There may be disruptions, conflagrations, riots and violence at the polls, designed to create chaos and sow the belief that our election can’t be trusted and no outcome can be accepted as the true reflection of the nation’s will. A good president would do everything possible to prevent this from happening. Trump is not a good president. And if it’s not his adoring nationalist militias, it will be the forces of social justice burning down the “system.”

But until this happens, and despite the potential flamed by the New York Times in advance, I will still anticipate a fair election and a reliable outcome, even if it takes longer than anyone would like. It’s not that such concern is unwarranted, but speculative fear, even in the face of a not-insubstantial showing that the seeds have been sown for it to happen, leads only to confirmation bias. To bastardize the Washington Post’s masthead slogan, “democracy dies in hysteria.” I refuse to let hysteria dictate my choices or actions.

If and when bad things happen, we will be constrained to not only face them, but decide how much damage they’ve done to the fabric of our democracy. It may fray at the edges, but having weathered the past two centuries, it’s proven itself to be pretty damn tough. There is no reason, despite all the possibilities and screams of voter fraud and voter suppression, that we will not end up with reliable election results.

Perhaps even more importantly, we need to rely on the results rather than indulge the insanity that could surround them. It would be great if the election produced a landslide for the winner, so that no one could question that minor claims could have changed the outcome, but that’s up to the voters. It does not appear likely to happen, and so the battles will be fought over every claim, real or imagined, or just a total fabrication to try to con a nation into chaos.
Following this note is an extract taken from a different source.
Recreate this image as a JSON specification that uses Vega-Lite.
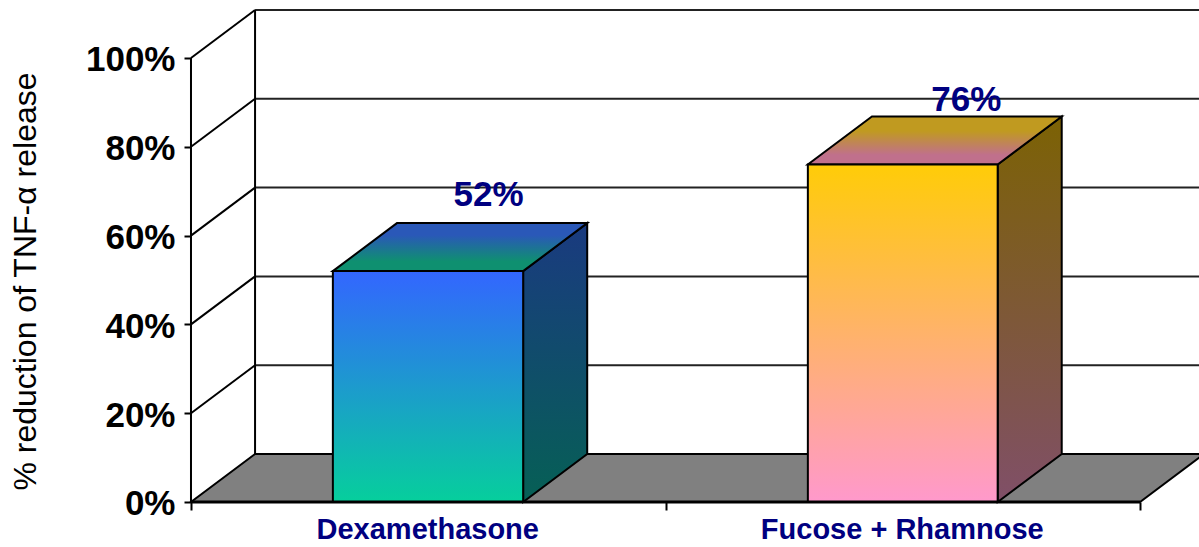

Eventually, a winner will be named, even if there are some who refuse to accept the outcome as happened in 2016 to no avail. I will accept it, because the institutions of our democracy matter far more than any individual who gets to sit in the Oval Office. But if the loser of the election refuses to relinquish that seat, to leave the seat of power so the next president can take office, that’s when the line has been crossed. I can tolerate a lot of bad things for the sake of maintaining the viability of our American institutions, but I cannot tolerate the refusal to acquiesce to the peaceful transfer of power.